◆ What to work on
Leaving out every picture, quote the data below exactly as it appears.

◆ Data extract
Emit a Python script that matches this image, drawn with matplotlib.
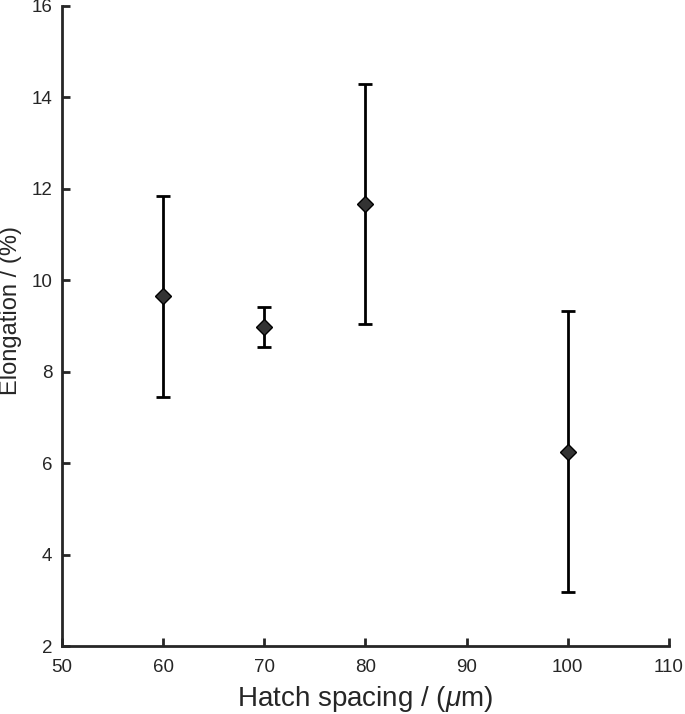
import matplotlib

matplotlib.use("Agg")

import matplotlib.pyplot as plt

plt.rcParams["font.family"] = ["Liberation Sans", "DejaVu Sans"]
plt.rcParams["mathtext.fontset"] = "custom"
plt.rcParams["mathtext.it"] = "Liberation Sans:italic"
plt.rcParams["mathtext.rm"] = "Liberation Sans"

hatch_spacing = [60, 70, 80, 100]
elongation = [9.65, 8.97, 11.67, 6.25]
err_low = [7.45, 8.53, 9.05, 3.19]
err_high = [11.84, 9.41, 14.29, 9.32]

lower = [m - lo for m, lo in zip(elongation, err_low)]
upper = [hi - m for m, hi in zip(elongation, err_high)]

figure = plt.figure(figsize=(6.85, 7.14), dpi=100)
axes = figure.add_axes([0.0905, 0.0952, 0.886, 0.8964])

axes.errorbar(
    hatch_spacing,
    elongation,
    yerr=[lower, upper],
    fmt="D",
    color="black",
    ecolor="black",
    markerfacecolor="#333333",
    markeredgecolor="black",
    markersize=8,
    elinewidth=2,
    capsize=5,
    capthick=2,
)

axes.set_xlim(50, 110)
axes.set_ylim(2, 16)
axes.set_xticks(range(50, 111, 10))
axes.set_yticks(range(2, 17, 2))
axes.spines["top"].set_visible(False)
axes.spines["right"].set_visible(False)
for side in ("left", "bottom"):
    axes.spines[side].set_linewidth(2)
    axes.spines[side].set_color("#262626")
axes.tick_params(direction="in", length=6, width=2, colors="#262626",
                 labelsize=13.5, labelcolor="#262626")
axes.tick_params(axis="x", pad=9)
axes.tick_params(axis="y", pad=7)
axes.set_xlabel(r"Hatch spacing / ($\mu$m)", fontsize=20, color="#262626",
                labelpad=6)
axes.set_ylabel("Elongation / (%)", fontsize=17, color="#262626")
axes.yaxis.set_label_coords(-0.066, 0.524)

figure.savefig("out.png", dpi=100)
plt.close(figure)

◆ The completed task
Emit a Python script that matches this image, drawn with matplotlib.
import matplotlib

matplotlib.use("Agg")

import matplotlib.pyplot as plt

plt.rcParams["font.family"] = ["Liberation Sans", "DejaVu Sans"]
plt.rcParams["mathtext.fontset"] = "custom"
plt.rcParams["mathtext.it"] = "Liberation Sans:italic"
plt.rcParams["mathtext.rm"] = "Liberation Sans"

hatch_spacing = [60, 70, 80, 100]
elongation = [9.65, 8.97, 11.67, 6.25]
err_low = [7.45, 8.53, 9.05, 3.19]
err_high = [11.84, 9.41, 14.29, 9.32]

lower = [m - lo for m, lo in zip(elongation, err_low)]
upper = [hi - m for m, hi in zip(elongation, err_high)]

figure = plt.figure(figsize=(6.85, 7.14), dpi=100)
axes = figure.add_axes([0.0905, 0.0952, 0.886, 0.8964])

axes.errorbar(
    hatch_spacing,
    elongation,
    yerr=[lower, upper],
    fmt="D",
    color="black",
    ecolor="black",
    markerfacecolor="#333333",
    markeredgecolor="black",
    markersize=8,
    elinewidth=2,
    capsize=5,
    capthick=2,
)

axes.set_xlim(50, 110)
axes.set_ylim(2, 16)
axes.set_xticks(range(50, 111, 10))
axes.set_yticks(range(2, 17, 2))
axes.spines["top"].set_visible(False)
axes.spines["right"].set_visible(False)
for side in ("left", "bottom"):
    axes.spines[side].set_linewidth(2)
    axes.spines[side].set_color("#262626")
axes.tick_params(direction="in", length=6, width=2, colors="#262626",
                 labelsize=13.5, labelcolor="#262626")
axes.tick_params(axis="x", pad=9)
axes.tick_params(axis="y", pad=7)
axes.set_xlabel(r"Hatch spacing / ($\mu$m)", fontsize=20, color="#262626",
                labelpad=6)
axes.set_ylabel("Elongation / (%)", fontsize=17, color="#262626")
axes.yaxis.set_label_coords(-0.066, 0.524)

figure.savefig("out.png", dpi=100)
plt.close(figure)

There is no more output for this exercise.